McCormick & Company makes spices, herbs, seasoning blends, sauces, and other flavor products that people use in home kitchens and food factories. Its brands show up in grocery aisles, restaurant kitchens, and packaged foods, where customers want consistent taste and shelf-stable ingredients. The company sells through retailers, food distributors, restaurants, and other food makers, so it earns money by selling finished flavor products and ingredients rather than by providing a service.
For everyday shoppers, McCormick is the name behind jars, packets, and mixes used for cooking at home. For food companies and restaurants, it supplies custom seasonings, flavor systems, and other ingredients that help them create repeatable recipes and branded foods. That gives McCormick a steady role in the food chain: it does not just package a commodity spice, it helps customers build flavor and keep products tasting the same from batch to batch.
What makes the business easy to understand is that flavor is a basic need in both home cooking and commercial food production. McCormick earns money each time a customer buys its branded products or its foodservice and industrial ingredients.
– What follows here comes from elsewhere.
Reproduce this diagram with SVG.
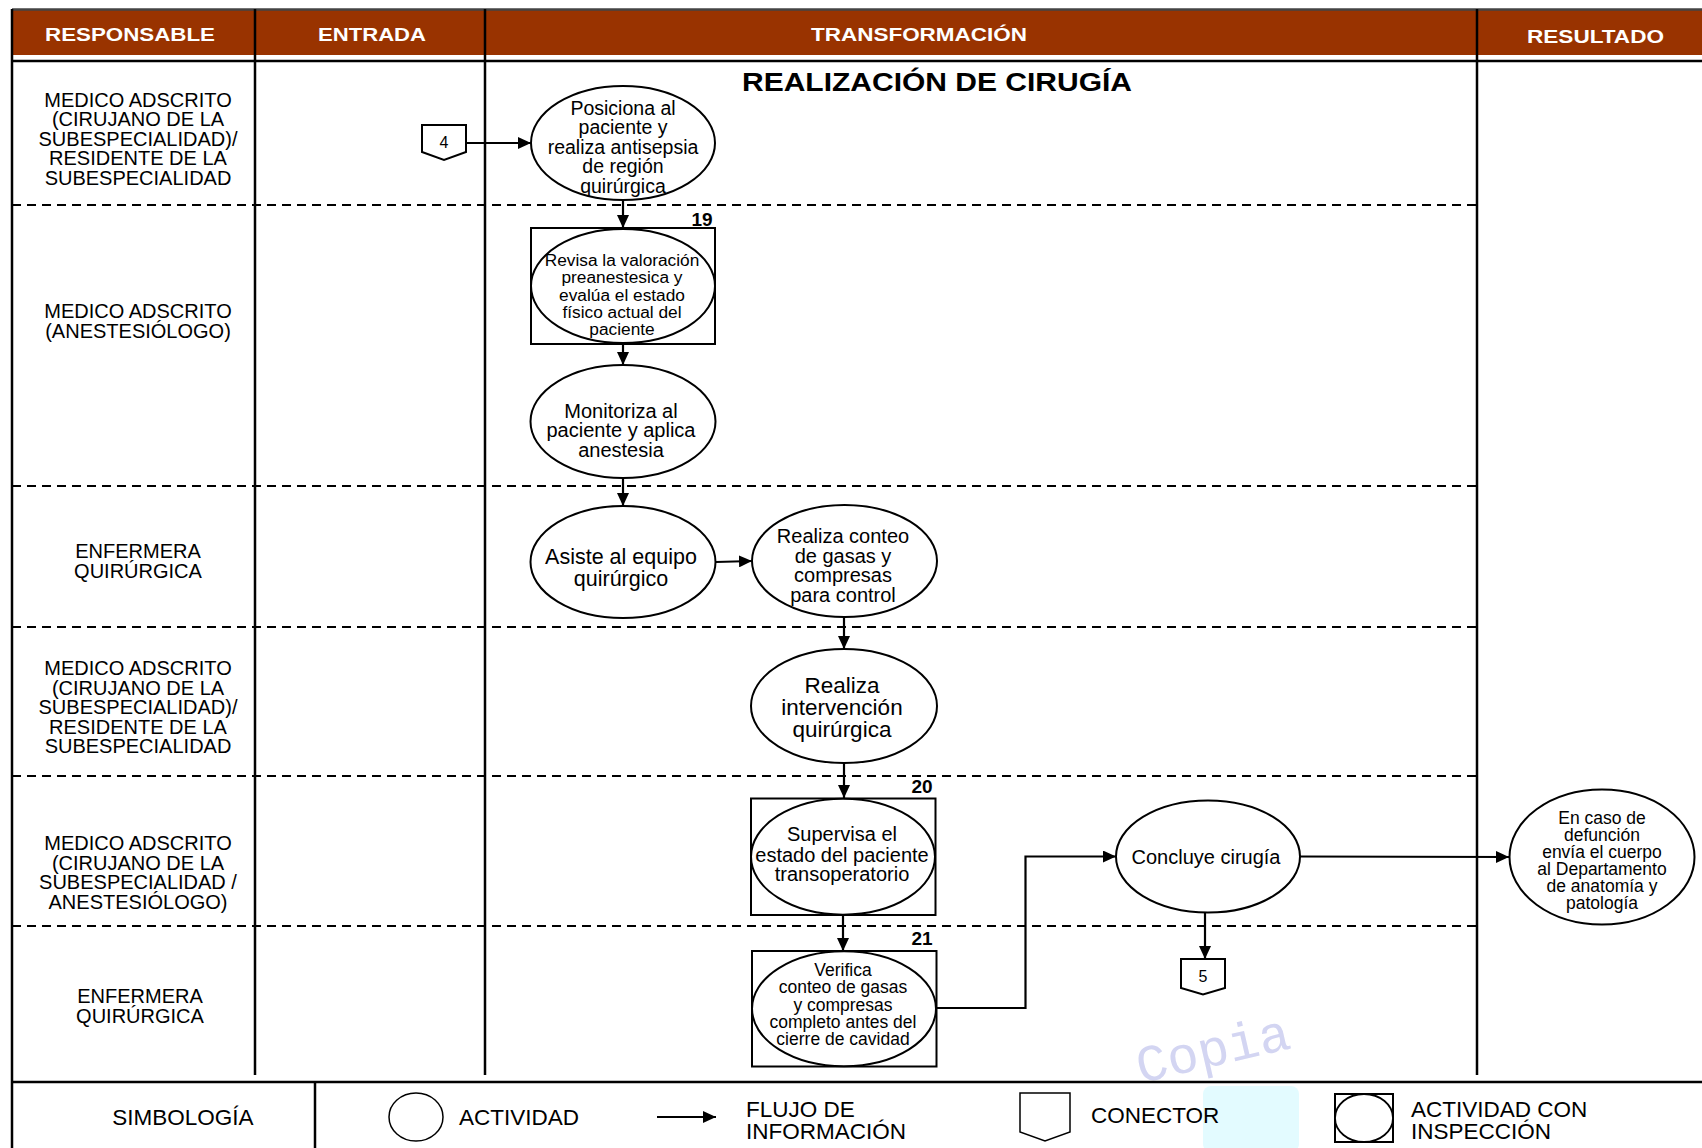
<svg xmlns="http://www.w3.org/2000/svg" width="1702" height="1148" viewBox="0 0 1702 1148">
<style>
.t{font-family:"Liberation Sans",Arial,sans-serif;fill:#000;text-anchor:middle}
.hd{font-family:"Liberation Sans",Arial,sans-serif;font-weight:bold;fill:#fff;font-size:17.5px}
.lane{font-size:20px}
.num{font-weight:bold;font-size:19px}
.lg{font-family:"Liberation Sans",Arial,sans-serif;fill:#000;font-size:22.5px}
.sh{fill:#fff;stroke:#000;stroke-width:2}
.ln{stroke:#000;stroke-width:2.5;fill:none}
.dash{stroke:#000;stroke-width:2;stroke-dasharray:9 6;fill:none}
.cn{stroke:#000;stroke-width:2.2;fill:none}
</style>
<defs>
<marker id="ah" viewBox="0 0 13 12" refX="13" refY="6" markerWidth="13" markerHeight="12" markerUnits="userSpaceOnUse" orient="auto">
<path d="M0,0 L13,6 L0,12 z" fill="#000"/>
</marker>
</defs>
<rect width="1702" height="1148" fill="#fff"/>

<g id="watermark">
<rect x="1203" y="1086" width="96" height="66" rx="8" fill="#e3fbff"/>
<text x="1213" y="1066" transform="rotate(-13 1213 1050)" style="font-family:'Liberation Mono',monospace;font-size:52px;fill:#d3d5f2;text-anchor:middle">Copia</text>
</g>

<g id="frame">
<rect x="12" y="10" width="1690" height="45" fill="#993300"/>
<line class="ln" x1="12" y1="9.5" x2="1702" y2="9.5" style="stroke:#444"/>
<line class="ln" x1="12" y1="61" x2="1702" y2="61"/>
<line class="ln" x1="12" y1="9" x2="12" y2="1148"/>
<line class="ln" x1="255" y1="9" x2="255" y2="1075"/>
<line class="ln" x1="485" y1="9" x2="485" y2="1075"/>
<line class="ln" x1="1477" y1="9" x2="1477" y2="1075"/>
<line class="ln" x1="12" y1="1082" x2="1702" y2="1082"/>
<line class="ln" x1="315" y1="1082" x2="315" y2="1148"/>
<line class="dash" x1="12" y1="205" x2="1477" y2="205"/>
<line class="dash" x1="12" y1="486" x2="1477" y2="486"/>
<line class="dash" x1="12" y1="627" x2="1477" y2="627"/>
<line class="dash" x1="12" y1="776" x2="1477" y2="776"/>
<line class="dash" x1="12" y1="926" x2="1477" y2="926"/>
<text class="hd" x="45" y="41" textLength="170" lengthAdjust="spacingAndGlyphs">RESPONSABLE</text>
<text class="hd" x="318" y="41" textLength="108" lengthAdjust="spacingAndGlyphs">ENTRADA</text>
<text class="hd" x="811" y="41" textLength="216" lengthAdjust="spacingAndGlyphs">TRANSFORMACIÓN</text>
<text class="hd" x="1527" y="43" textLength="137" lengthAdjust="spacingAndGlyphs">RESULTADO</text>
<text x="742" y="91" textLength="390" lengthAdjust="spacingAndGlyphs" style="font-family:'Liberation Sans',Arial,sans-serif;font-weight:bold;font-size:26px;fill:#000">REALIZACIÓN DE CIRUGÍA</text>
</g>

<g id="lanes">
<text class="t lane" x="138" y="106.5">MEDICO ADSCRITO</text>
<text class="t lane" x="138" y="126">(CIRUJANO DE LA</text>
<text class="t lane" x="138" y="145.5">SUBESPECIALIDAD)/</text>
<text class="t lane" x="138" y="165">RESIDENTE DE LA</text>
<text class="t lane" x="138" y="184.5">SUBESPECIALIDAD</text>
<text class="t lane" x="138" y="318">MEDICO ADSCRITO</text>
<text class="t lane" x="138" y="337.5">(ANESTESIÓLOGO)</text>
<text class="t lane" x="138" y="558">ENFERMERA</text>
<text class="t lane" x="138" y="577.5">QUIRÚRGICA</text>
<text class="t lane" x="138" y="675">MEDICO ADSCRITO</text>
<text class="t lane" x="138" y="694.5">(CIRUJANO DE LA</text>
<text class="t lane" x="138" y="714">SUBESPECIALIDAD)/</text>
<text class="t lane" x="138" y="733.5">RESIDENTE DE LA</text>
<text class="t lane" x="138" y="753">SUBESPECIALIDAD</text>
<text class="t lane" x="138" y="850">MEDICO ADSCRITO</text>
<text class="t lane" x="138" y="869.5">(CIRUJANO DE LA</text>
<text class="t lane" x="138" y="889">SUBESPECIALIDAD /</text>
<text class="t lane" x="138" y="908.5">ANESTESIÓLOGO)</text>
<text class="t lane" x="140" y="1003">ENFERMERA</text>
<text class="t lane" x="140" y="1022.5">QUIRÚRGICA</text>
</g>

<g id="connectors">
<line class="cn" x1="466" y1="143" x2="531" y2="143" marker-end="url(#ah)"/>
<line class="cn" x1="623" y1="200" x2="623" y2="228" marker-end="url(#ah)"/>
<line class="cn" x1="623" y1="344" x2="623" y2="365" marker-end="url(#ah)"/>
<line class="cn" x1="623" y1="478" x2="623" y2="506" marker-end="url(#ah)"/>
<line class="cn" x1="716" y1="562" x2="752" y2="561" marker-end="url(#ah)"/>
<line class="cn" x1="844" y1="617" x2="844" y2="649" marker-end="url(#ah)"/>
<line class="cn" x1="844" y1="763" x2="844" y2="798" marker-end="url(#ah)"/>
<line class="cn" x1="843" y1="915" x2="843" y2="951" marker-end="url(#ah)"/>
<path class="cn" d="M936,1008 H1025.5 V856.5 H1116" marker-end="url(#ah)"/>
<line class="cn" x1="1205" y1="913" x2="1205" y2="959" marker-end="url(#ah)"/>
<line class="cn" x1="1300" y1="856.5" x2="1509" y2="857" marker-end="url(#ah)"/>
</g>

<g id="c4">
<path class="sh" d="M422,125 H466 V152 L444,160 L422,152 Z"/>
<text class="t" x="444" y="147.5" style="font-size:16px">4</text>
</g>

<g id="n1">
<ellipse class="sh" cx="623" cy="143" rx="92" ry="57"/>
<text class="t" style="font-size:19.5px"><tspan x="623" y="114.5">Posiciona al</tspan><tspan x="623" y="134">paciente y</tspan><tspan x="623" y="153.5">realiza antisepsia</tspan><tspan x="623" y="173">de región</tspan><tspan x="623" y="192.5">quirúrgica</tspan></text>
</g>

<g id="n19">
<rect class="sh" x="531" y="228" width="184" height="116"/>
<ellipse class="sh" cx="623" cy="286" rx="92" ry="57"/>
<text class="t num" x="702" y="226">19</text>
<text class="t" style="font-size:17.3px"><tspan x="622" y="266">Revisa la valoración</tspan><tspan x="622" y="283.3">preanestesica y</tspan><tspan x="622" y="300.6">evalúa el estado</tspan><tspan x="622" y="317.9">físico actual del</tspan><tspan x="622" y="335.2">paciente</tspan></text>
</g>

<g id="n2">
<ellipse class="sh" cx="623" cy="421.5" rx="92.5" ry="56.5"/>
<text class="t" style="font-size:20px"><tspan x="621" y="417.5">Monitoriza al</tspan><tspan x="621" y="437">paciente y aplica</tspan><tspan x="621" y="456.5">anestesia</tspan></text>
</g>

<g id="n3">
<ellipse class="sh" cx="623" cy="562" rx="92.5" ry="56"/>
<text class="t" style="font-size:21.5px"><tspan x="621" y="563.5">Asiste al equipo</tspan><tspan x="621" y="586">quirúrgico</tspan></text>
</g>

<g id="n4">
<ellipse class="sh" cx="844.5" cy="561" rx="92.5" ry="56"/>
<text class="t" style="font-size:20px"><tspan x="843" y="543">Realiza conteo</tspan><tspan x="843" y="562.5">de gasas y</tspan><tspan x="843" y="582">compresas</tspan><tspan x="843" y="601.5">para control</tspan></text>
</g>

<g id="n5">
<ellipse class="sh" cx="844" cy="706" rx="93" ry="57"/>
<text class="t" style="font-size:22.5px"><tspan x="842" y="693">Realiza</tspan><tspan x="842" y="715">intervención</tspan><tspan x="842" y="737">quirúrgica</tspan></text>
</g>

<g id="n20">
<rect class="sh" x="751" y="798.5" width="184.5" height="116.5"/>
<ellipse class="sh" cx="843" cy="856.7" rx="92" ry="58"/>
<text class="t num" x="922" y="793">20</text>
<text class="t" style="font-size:20px"><tspan x="842" y="841">Supervisa el</tspan><tspan x="842" y="861.5">estado del paciente</tspan><tspan x="842" y="881">transoperatorio</tspan></text>
</g>

<g id="n21">
<rect class="sh" x="752" y="951" width="184.5" height="115.5"/>
<ellipse class="sh" cx="844" cy="1008.7" rx="92" ry="57.5"/>
<text class="t num" x="922" y="945">21</text>
<text class="t" style="font-size:17.5px"><tspan x="843" y="976">Verifica</tspan><tspan x="843" y="993.3">conteo de gasas</tspan><tspan x="843" y="1010.6">y compresas</tspan><tspan x="843" y="1027.9">completo antes del</tspan><tspan x="843" y="1045.2">cierre de cavidad</tspan></text>
</g>

<g id="n6">
<ellipse class="sh" cx="1208" cy="856.5" rx="92" ry="56"/>
<text class="t" x="1206" y="863.5" style="font-size:20px">Concluye cirugía</text>
</g>

<g id="c5">
<path class="sh" d="M1181,959 H1225 V988 L1203,994.5 L1181,988 Z"/>
<text class="t" x="1203" y="981.5" style="font-size:16px">5</text>
</g>

<g id="n7">
<ellipse class="sh" cx="1602" cy="857" rx="92.5" ry="67.5"/>
<text class="t" style="font-size:17.5px"><tspan x="1602" y="823.5">En caso de</tspan><tspan x="1602" y="840.5">defunción</tspan><tspan x="1602" y="857.5">envía el cuerpo</tspan><tspan x="1602" y="874.5">al Departamento</tspan><tspan x="1602" y="891.5">de anatomía y</tspan><tspan x="1602" y="908.5">patología</tspan></text>
</g>

<g id="legend">
<text class="lg" x="183" y="1125" style="text-anchor:middle">SIMBOLOGÍA</text>
<ellipse class="sh" cx="416" cy="1117" rx="27" ry="24" style="stroke-width:1.5"/>
<text class="lg" x="459" y="1125">ACTIVIDAD</text>
<line class="cn" x1="657" y1="1117" x2="716" y2="1117" marker-end="url(#ah)"/>
<text class="lg" x="746" y="1117">FLUJO DE</text>
<text class="lg" x="746" y="1139">INFORMACIÓN</text>
<path class="sh" d="M1020,1093 H1070 V1132 L1045,1141 L1020,1132 Z" style="stroke-width:1.5"/>
<text class="lg" x="1091" y="1123">CONECTOR</text>
<rect class="sh" x="1335" y="1094" width="58" height="48" style="stroke-width:2"/>
<ellipse class="sh" cx="1364" cy="1118" rx="29" ry="24" style="stroke-width:1.8"/>
<text class="lg" x="1411" y="1117">ACTIVIDAD CON</text>
<text class="lg" x="1411" y="1139">INSPECCIÓN</text>
</g>
</svg>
Its business depends on long-running habits, everyday use, and the fact that many manufacturers prefer a reliable supplier that can deliver the same taste, quality, and blending expertise over and over.
Strong quarter: McCormick said second-quarter results were strong, with sales up 14% in constant currency, organic sales up 2%, and adjusted EPS up 16%.
Flavor Solutions led: The biggest growth engine was Flavor Solutions, where volume came in better than expected and momentum was broad-based across customers and regions.
Consumer softness: U.S. spices and seasonings and some Consumer segments were pressured by wider price gaps, softer demand patterns and higher price sensitivity, especially in the Americas.
Margins improved: Gross margin expanded 270 basis points, helped by McCormick de Mexico, a tariff refund, pricing and productivity gains, though commodity and inflation pressures remain.
Outlook steady: Management kept the full-year 2026 outlook broadly intact, including gross margin expansion of 100 to 120 basis points and continued volume improvement in the second half.
Unilever progress: McCormick said it remains confident in the Unilever Foods deal, with integration planning on track and the company reaffirming its long-term synergy and EPS accretion targets.